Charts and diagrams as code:
* BEGIN *

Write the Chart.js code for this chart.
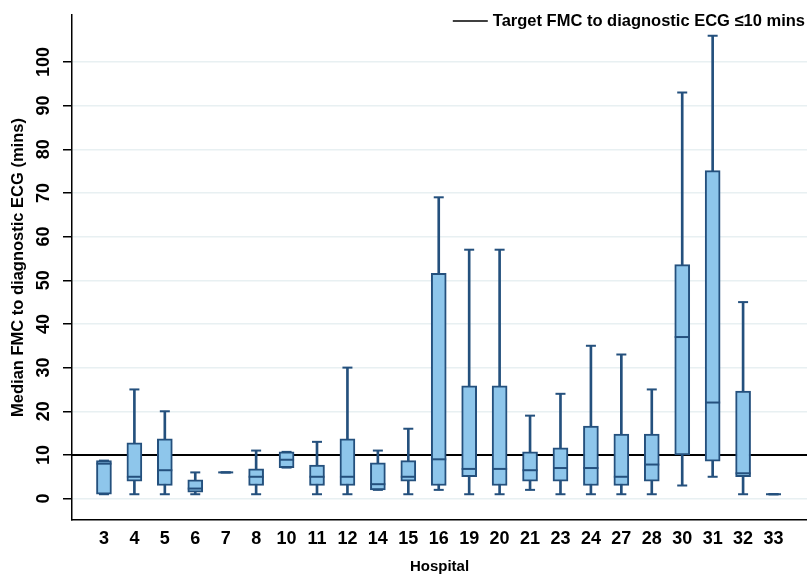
<!DOCTYPE html>
<html>
<head>
<meta charset="utf-8">
<script src="https://cdn.jsdelivr.net/npm/chart.js@4.4.1/dist/chart.umd.min.js"></script>
<style>
  html, body { margin: 0; padding: 0; background: #fff; }
  #wrap { width: 807px; height: 584px; }
</style>
</head>
<body>
<div id="wrap"><canvas id="boxChart"></canvas></div>
<script>
const hospitals = ['3', '4', '5', '6', '7', '8', '10', '11', '12', '14', '15', '16', '19', '20', '21', '23', '24', '27', '28', '30', '31', '32', '33']
const whiskerLow = [1, 1, 1, 1, 6, 1, 7.1, 1, 1, 2, 1, 2, 1, 1, 2, 1, 1, 1, 1, 3, 5, 1, 1]
const q1 = [1, 4, 3, 1.5, 6, 3, 7.1, 3, 3, 2, 4, 3, 5, 3, 4, 4, 3, 3, 4, 10, 8.6, 5, 1]
const median = [8, 5, 6.5, 2.3, 6, 5, 8.9, 5, 5, 3.3, 5, 9, 6.8, 6.8, 6.5, 7, 7, 5, 7.8, 37, 22, 5.8, 1]
const q3 = [8.7, 12.8, 13.7, 4.3, 6, 6.8, 10.7, 7.7, 13.7, 8.2, 8.7, 51.6, 25.8, 25.8, 10.7, 11.6, 16.6, 14.8, 14.8, 53.6, 75.1, 24.6, 1]
const whiskerHigh = [8.7, 25, 20, 6, 6, 11, 10.7, 13, 30, 11, 16, 69, 57, 57, 19, 24, 35, 33, 25, 93, 106, 45, 1]
const yTicks = [0, 10, 20, 30, 40, 50, 60, 70, 80, 90, 100]
const targetValue = 10
const targetLabel = 'Target FMC to diagnostic ECG \u226410 mins'

const boxFill = 'rgb(142, 198, 235)'
const boxLine = 'rgb(36, 80, 125)'
const fontFamily = 'Liberation Sans, Arial, sans-serif'
const bold = size => ({ family: fontFamily, weight: 'bold', size })

const xMin = -1.05
const xMax = 23.1

// legend sits over the top right of the plot, like the original
const targetLegend = {
  id: 'targetLegend',
  afterDraw(chart) {
    const c = chart.ctx
    c.save()
    c.font = 'bold 16.5px ' + fontFamily
    const w = c.measureText(targetLabel).width
    const textX = chart.width - 2 - w
    c.fillStyle = '#000'
    c.textBaseline = 'middle'
    c.fillText(targetLabel, textX, 21)
    c.strokeStyle = '#000'
    c.lineWidth = 1.5
    c.beginPath()
    c.moveTo(textX - 40, 21)
    c.lineTo(textX - 5, 21)
    c.stroke()
    c.restore()
  }
}

const ctx = document.getElementById('boxChart').getContext('2d')
const chart = new Chart(ctx, {
  type: 'bar',
  data: {
    datasets: [
      {
        type: 'line',
        label: targetLabel,
        data: [{ x: xMin, y: targetValue }, { x: xMax, y: targetValue }],
        borderColor: '#000',
        borderWidth: 2,
        pointRadius: 0,
        order: 10
      },
      {
        label: 'whiskers',
        data: hospitals.map((h, i) => ({ x: i, y: [whiskerLow[i], whiskerHigh[i]] })),
        backgroundColor: boxLine,
        borderWidth: 0,
        barThickness: 2,
        grouped: false,
        order: 5
      },
      {
        label: 'boxes',
        data: hospitals.map((h, i) => ({ x: i, y: [q1[i], q3[i]] })),
        backgroundColor: boxFill,
        borderColor: boxLine,
        borderWidth: 2,
        borderSkipped: false,
        barThickness: 15,
        grouped: false,
        order: 2
      },
      {
        type: 'line',
        label: 'caps',
        data: hospitals.flatMap((h, i) => [{ x: i, y: whiskerLow[i] }, { x: i, y: whiskerHigh[i] }]),
        showLine: false,
        pointStyle: 'line',
        pointRadius: 5,
        pointBorderWidth: 2,
        pointBorderColor: boxLine,
        order: 1
      },
      {
        type: 'line',
        label: 'median',
        data: hospitals.map((h, i) => ({ x: i, y: median[i] })),
        showLine: false,
        pointStyle: 'line',
        pointRadius: 7.5,
        pointBorderWidth: 2,
        pointBorderColor: boxLine,
        order: 0
      }
    ]
  },
  plugins: [targetLegend],
  options: {
    responsive: true,
    maintainAspectRatio: false,
    animation: false,
    layout: { autoPadding: false, padding: { top: 15, right: 0, bottom: 0, left: 0 } },
    plugins: {
      tooltip: { enabled: false },
      legend: { display: false }
    },
    scales: {
      x: {
        type: 'linear',
        offset: false,
        min: xMin,
        max: xMax,
        afterBuildTicks: s => { s.ticks = hospitals.map((h, i) => ({ value: i })) },
        afterFit: s => { s.height = 64 },
        ticks: {
          autoSkip: false,
          maxRotation: 0,
          padding: 8,
          color: '#000',
          font: bold(18),
          callback: v => hospitals[v]
        },
        grid: { display: false, drawTicks: false, offset: false },
        border: { color: '#000', width: 1.5 },
        title: {
          display: true,
          text: 'Hospital',
          color: '#000',
          font: bold(15),
          padding: { top: 0, bottom: 8 }
        }
      },
      y: {
        min: -4.9,
        max: 110.75,
        afterBuildTicks: s => { s.ticks = yTicks.map(v => ({ value: v })) },
        afterFit: s => { s.width = 72 },
        ticks: {
          minRotation: 90,
          maxRotation: 90,
          crossAlign: 'center',
          padding: 4,
          color: '#000',
          font: bold(18)
        },
        grid: {
          color: 'rgb(232, 240, 242)',
          lineWidth: 1.5,
          tickLength: 9,
          tickColor: '#000',
          tickWidth: 1.5
        },
        border: { color: '#000', width: 1.5 },
        title: {
          display: true,
          text: 'Median FMC to diagnostic ECG (mins)',
          color: '#000',
          font: bold(16.5),
          padding: { top: 9, bottom: 0 }
        }
      }
    }
  }
})
</script>
</body>
</html>
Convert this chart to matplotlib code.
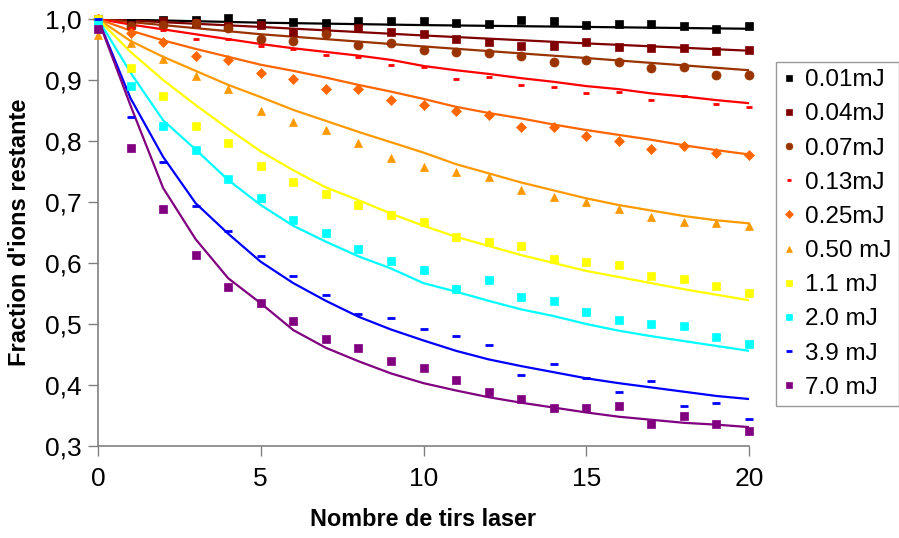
import matplotlib.pyplot as plt
import numpy as np

plt.rcParams["font.family"] = ["Liberation Sans", "DejaVu Sans"]

# Laser shot number
shots = np.arange(21)

# Measured fraction of remaining ions, one list per laser energy
energies = ["0.01mJ", "0.04mJ", "0.07mJ", "0.13mJ", "0.25mJ",
            "0.50 mJ", "1.1 mJ", "2.0 mJ", "3.9 mJ", "7.0 mJ"]

meas_001 = [1.0, 0.993, 0.999, 0.998, 1.002, 0.994, 0.995, 0.993, 0.996, 0.996, 0.996,
            0.994, 0.991, 0.998, 0.997, 0.990, 0.992, 0.992, 0.989, 0.983, 0.989]
meas_004 = [1.0, 0.990, 0.997, 0.993, 0.988, 0.990, 0.979, 0.981, 0.985, 0.979, 0.975,
            0.968, 0.962, 0.955, 0.956, 0.963, 0.954, 0.952, 0.952, 0.947, 0.950]
meas_007 = [1.0, 0.988, 0.990, 0.994, 0.985, 0.968, 0.964, 0.975, 0.957, 0.960, 0.950,
            0.946, 0.945, 0.940, 0.930, 0.932, 0.930, 0.920, 0.922, 0.909, 0.908]
meas_013 = [1.0, 0.986, 0.982, 0.967, 0.967, 0.955, 0.951, 0.941, 0.937, 0.925, 0.922,
            0.902, 0.905, 0.891, 0.888, 0.878, 0.880, 0.867, 0.873, 0.860, 0.856]
meas_025 = [1.0, 0.977, 0.963, 0.940, 0.933, 0.911, 0.902, 0.886, 0.885, 0.867, 0.859,
            0.849, 0.842, 0.823, 0.823, 0.808, 0.800, 0.787, 0.792, 0.781, 0.777]
meas_050 = [0.974, 0.961, 0.935, 0.907, 0.886, 0.850, 0.831, 0.818, 0.796, 0.772, 0.758,
            0.749, 0.741, 0.719, 0.708, 0.700, 0.688, 0.676, 0.667, 0.666, 0.661]
meas_11 = [1.0, 0.919, 0.874, 0.824, 0.797, 0.759, 0.732, 0.713, 0.695, 0.679, 0.667,
           0.642, 0.634, 0.628, 0.606, 0.601, 0.597, 0.579, 0.573, 0.563, 0.551]
meas_20 = [0.995, 0.890, 0.825, 0.785, 0.737, 0.706, 0.670, 0.649, 0.623, 0.604, 0.589,
           0.558, 0.572, 0.545, 0.538, 0.519, 0.506, 0.500, 0.496, 0.479, 0.468]
meas_39 = [1.0, 0.839, 0.766, 0.693, 0.653, 0.611, 0.578, 0.548, 0.516, 0.510, 0.492,
           0.481, 0.466, 0.416, 0.434, 0.411, 0.389, 0.406, 0.366, 0.370, 0.344]
meas_70 = [0.983, 0.789, 0.688, 0.613, 0.560, 0.534, 0.505, 0.475, 0.460, 0.440, 0.428,
           0.408, 0.389, 0.377, 0.363, 0.362, 0.366, 0.336, 0.350, 0.336, 0.325]

# Model curves
fit_x_coarse = [0, 5, 10, 15, 20]
fit_001 = [1.0, 0.994, 0.990, 0.987, 0.984]
fit_004 = [1.0, 0.987, 0.973, 0.960, 0.948]
fit_007 = [1.0, 0.975, 0.955, 0.936, 0.916]
fit_013 = [1.0, 0.991, 0.983, 0.975, 0.967, 0.959, 0.952, 0.946, 0.940, 0.933, 0.923,
           0.916, 0.910, 0.903, 0.897, 0.890, 0.885, 0.878, 0.873, 0.867, 0.862]
fit_025 = [1.0, 0.981, 0.965, 0.951, 0.938, 0.925, 0.915, 0.904, 0.892, 0.881, 0.869,
           0.856, 0.846, 0.837, 0.827, 0.818, 0.810, 0.802, 0.793, 0.785, 0.778]
fit_050 = [1.0, 0.964, 0.938, 0.915, 0.892, 0.872, 0.851, 0.833, 0.815, 0.798, 0.781,
           0.762, 0.747, 0.732, 0.719, 0.706, 0.695, 0.686, 0.677, 0.670, 0.665]
fit_11 = [1.0, 0.946, 0.900, 0.859, 0.820, 0.783, 0.752, 0.724, 0.703, 0.681, 0.661,
          0.643, 0.628, 0.613, 0.600, 0.587, 0.577, 0.567, 0.557, 0.548, 0.539]
fit_20 = [1.0, 0.912, 0.834, 0.786, 0.736, 0.695, 0.661, 0.635, 0.611, 0.591, 0.567,
          0.553, 0.538, 0.524, 0.513, 0.500, 0.489, 0.480, 0.472, 0.464, 0.456]
fit_39 = [1.0, 0.870, 0.774, 0.698, 0.648, 0.602, 0.567, 0.538, 0.512, 0.491, 0.473,
          0.456, 0.442, 0.431, 0.421, 0.411, 0.403, 0.396, 0.389, 0.382, 0.377]
fit_70 = [1.0, 0.858, 0.723, 0.639, 0.575, 0.534, 0.490, 0.461, 0.439, 0.419, 0.403,
          0.391, 0.380, 0.371, 0.363, 0.355, 0.348, 0.343, 0.338, 0.335, 0.331]

y_ticks = [0.3, 0.4, 0.5, 0.6, 0.7, 0.8, 0.9, 1.0]
y_tick_labels = ["0,3", "0,4", "0,5", "0,6", "0,7", "0,8", "0,9", "1,0"]
x_ticks = [0, 5, 10, 15, 20]

colors = ["#000000", "#800000", "#993300", "#FF0000", "#FF6600",
          "#FF9900", "#FFFF00", "#00FFFF", "#0000FF", "#800080"]
markers = ["s", "s", "o", "_", "D", "^", "s", "s", "_", "s"]
msizes = [6, 6, 6.5, 3.8, 5, 6, 6, 6, 6, 6]

measured = [meas_001, meas_004, meas_007, meas_013, meas_025,
            meas_050, meas_11, meas_20, meas_39, meas_70]
fits = [(fit_x_coarse, fit_001), (fit_x_coarse, fit_004), (fit_x_coarse, fit_007),
        (shots, fit_013), (shots, fit_025), (shots, fit_050), (shots, fit_11),
        (shots, fit_20), (shots, fit_39), (shots, fit_70)]

fig = plt.figure(figsize=(8.99, 5.38), dpi=100)
ax = fig.add_axes([98 / 899, 92 / 538, 651 / 899, 427 / 538])

for (fx, fy), c in zip(fits, colors):
    ax.plot(fx, fy, "-", color=c, linewidth=1.6, zorder=2)

for y, c, m, s, lab in zip(measured, colors, markers, msizes, energies):
    mew = 2.0 if m == "_" else 0.5
    ax.plot(shots, y, linestyle="none", marker=m, markersize=s, color=c,
            markeredgecolor=c, markeredgewidth=mew, label=lab,
            clip_on=False, zorder=3)

ax.set_xlim(0, 20)
ax.set_ylim(0.3, 1.0)
ax.set_xticks(x_ticks)
ax.set_yticks(y_ticks)
ax.set_yticklabels(y_tick_labels)
ax.tick_params(axis="both", direction="out", length=7, width=1, color="#808080",
               labelsize=19)
ax.tick_params(axis="x", pad=8)
ax.tick_params(axis="y", pad=5)

for side in ["top", "right"]:
    ax.spines[side].set_visible(False)
for side in ["left", "bottom"]:
    ax.spines[side].set_color("#808080")
    ax.spines[side].set_linewidth(1.2)

ax.set_xlabel("Nombre de tirs laser", fontsize=16.8, fontweight="bold", labelpad=12)
ax.set_ylabel("Fraction d'ions restante", fontsize=17, fontweight="bold", labelpad=10)

leg = ax.legend(loc="upper left", bbox_to_anchor=(776 / 899, 1 - 62 / 538),
                bbox_transform=fig.transFigure, fontsize=17.5, frameon=True,
                fancybox=False, edgecolor="#808080", handlelength=0.5,
                handletextpad=0.4, labelspacing=0.5, borderpad=0.3,
                markerscale=0.75, borderaxespad=0)
leg.get_frame().set_linewidth(1.0)

fig.savefig("out.png", dpi=100)
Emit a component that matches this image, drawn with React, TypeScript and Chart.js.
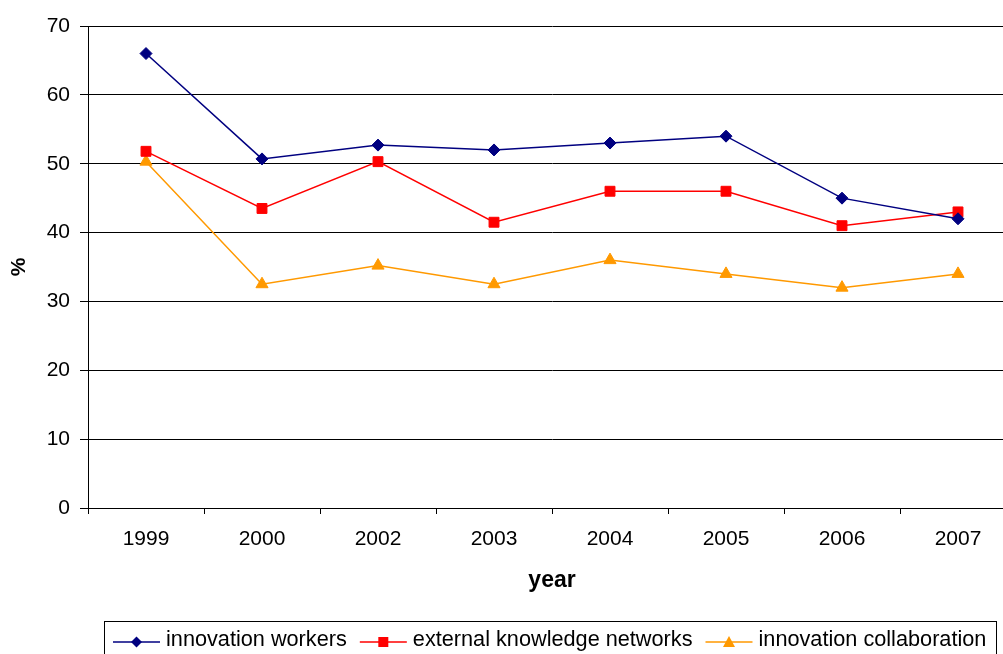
import React, { useEffect, useRef } from "react";
import { Chart, registerables } from "chart.js";

Chart.register(...registerables);

const categories = ["1999", "2000", "2002", "2003", "2004", "2005", "2006", "2007"];
const innovationWorkers = [66, 50.7, 52.7, 52, 53, 54, 45, 42];
const externalKnowledgeNetworks = [51.8, 43.5, 50.3, 41.5, 46, 46, 41, 43];
const innovationCollaboration = [50.3, 32.5, 35.2, 32.5, 36, 34, 32, 34];
const yTicks = [0, 10, 20, 30, 40, 50, 60, 70];

const FONT = '"Liberation Sans", Arial, sans-serif';
const W = 1040;
const H = 654;

const legendPlugin = {
  id: "customLegend",
  afterDraw(chart: any) {
    const ctx = chart.ctx as CanvasRenderingContext2D;
    ctx.save();
    ctx.strokeStyle = "#000";
    ctx.lineWidth = 1;
    ctx.strokeRect(104.5, 621.5, 892, 80);
    ctx.font = `21.7px ${FONT}`;
    ctx.textBaseline = "alphabetic";
    ctx.textAlign = "left";
    let x = 113;
    const ly = 642;
    chart.data.datasets.forEach((ds: any) => {
      const c = ds.borderColor;
      ctx.strokeStyle = c;
      ctx.lineWidth = 1.5;
      ctx.beginPath();
      ctx.moveTo(x, ly);
      ctx.lineTo(x + 47, ly);
      ctx.stroke();
      const cx = x + 23.5;
      ctx.fillStyle = c;
      ctx.beginPath();
      if (ds.pointStyle === "rectRot") {
        ctx.moveTo(cx, ly - 5.5);
        ctx.lineTo(cx + 5.5, ly);
        ctx.lineTo(cx, ly + 5.5);
        ctx.lineTo(cx - 5.5, ly);
        ctx.closePath();
      } else if (ds.pointStyle === "rect") {
        ctx.rect(cx - 5, ly - 5, 10, 10);
      } else {
        ctx.moveTo(cx, ly - 6);
        ctx.lineTo(cx + 6, ly + 5);
        ctx.lineTo(cx - 6, ly + 5);
        ctx.closePath();
      }
      ctx.fill();
      ctx.fillStyle = "#000";
      ctx.fillText(ds.label, x + 53, 646);
      x += 53 + ctx.measureText(ds.label).width + 13;
    });
    ctx.restore();
  },
};

export default function App() {
  const ref = useRef<HTMLCanvasElement>(null);
  useEffect(() => {
    document.documentElement.style.overflow = "hidden";
    document.body.style.overflow = "hidden";
    document.body.style.margin = "0";
    const chart = new Chart(ref.current!, {
      type: "line",
      data: {
        labels: categories,
        datasets: [
          {
            label: "innovation workers",
            data: innovationWorkers,
            borderColor: "#000080",
            backgroundColor: "#000080",
            borderWidth: 1.5,
            pointStyle: "rectRot",
            pointRadius: 6,
            pointBorderWidth: 1,
            tension: 0,
          },
          {
            label: "external knowledge networks",
            data: externalKnowledgeNetworks,
            borderColor: "#FF0000",
            backgroundColor: "#FF0000",
            borderWidth: 1.5,
            pointStyle: "rect",
            pointRadius: 7,
            pointBorderWidth: 1,
            tension: 0,
          },
          {
            label: "innovation collaboration",
            data: innovationCollaboration,
            borderColor: "#FF9900",
            backgroundColor: "#FF9900",
            borderWidth: 1.5,
            pointStyle: "triangle",
            pointRadius: 7,
            pointBorderWidth: 1,
            tension: 0,
          },
        ],
      },
      options: {
        responsive: false,
        animation: false,
        layout: { padding: { top: 26, right: W - 1016, bottom: 0, left: 0 } },
        plugins: {
          legend: { display: false },
          tooltip: { enabled: false },
        },
        scales: {
          x: {
            type: "category",
            offset: true,
            grid: {
              offset: true,
              drawOnChartArea: false,
              drawTicks: true,
              tickLength: 6,
              color: "#000",
            },
            border: { display: true, color: "#000", width: 1 },
            ticks: {
              color: "#000",
              font: { family: FONT, size: 21 },
              padding: 13,
              maxRotation: 0,
            },
            title: {
              display: true,
              text: "year",
              color: "#000",
              font: { family: FONT, size: 23, weight: "bold" },
              padding: { top: 0, bottom: 60 },
            },
            afterFit: (s: any) => {
              s.height = 146;
            },
          },
          y: {
            min: 0,
            max: 70,
            afterBuildTicks: (s: any) => {
              s.ticks = yTicks.map((v) => ({ value: v }));
            },
            grid: {
              color: "#000",
              tickLength: 8,
              drawTicks: true,
            },
            border: { display: true, color: "#000", width: 1 },
            ticks: {
              color: "#000",
              font: { family: FONT, size: 21 },
              padding: 10,
            },
            title: {
              display: true,
              text: "%",
              color: "#000",
              font: { family: FONT, size: 21, weight: "bold" },
              padding: { top: 7, bottom: 0 },
            },
            afterFit: (s: any) => {
              s.width = 88;
            },
          },
        },
      },
      plugins: [legendPlugin],
    });
    return () => chart.destroy();
  }, []);
  return (
    <div style={{ position: "absolute", left: 0, top: 0, width: W, height: H, overflow: "hidden" }}>
      <canvas ref={ref} width={W} height={H} style={{ width: W, height: H, display: "block" }} />
    </div>
  );
}
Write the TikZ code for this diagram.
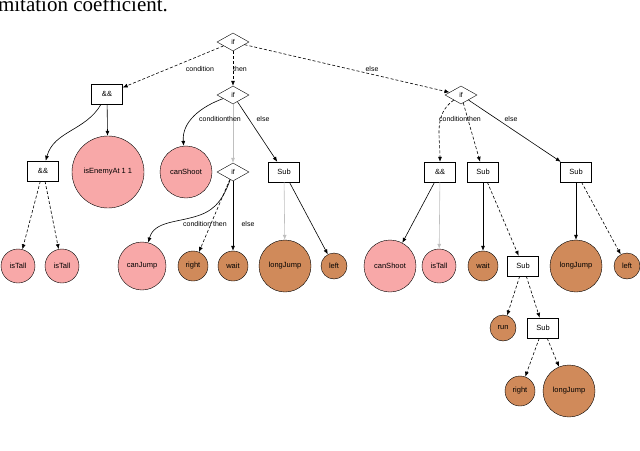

* END *

**Direction**
Copy exactly the part of the material above that opens with the line containing "Convert this chart to matplotlib code." and closes with the line containing "shots = np.arange(21)", ends included. Drop the images.

**The solution**
Convert this chart to matplotlib code.
import matplotlib.pyplot as plt
import numpy as np

plt.rcParams["font.family"] = ["Liberation Sans", "DejaVu Sans"]

# Laser shot number
shots = np.arange(21)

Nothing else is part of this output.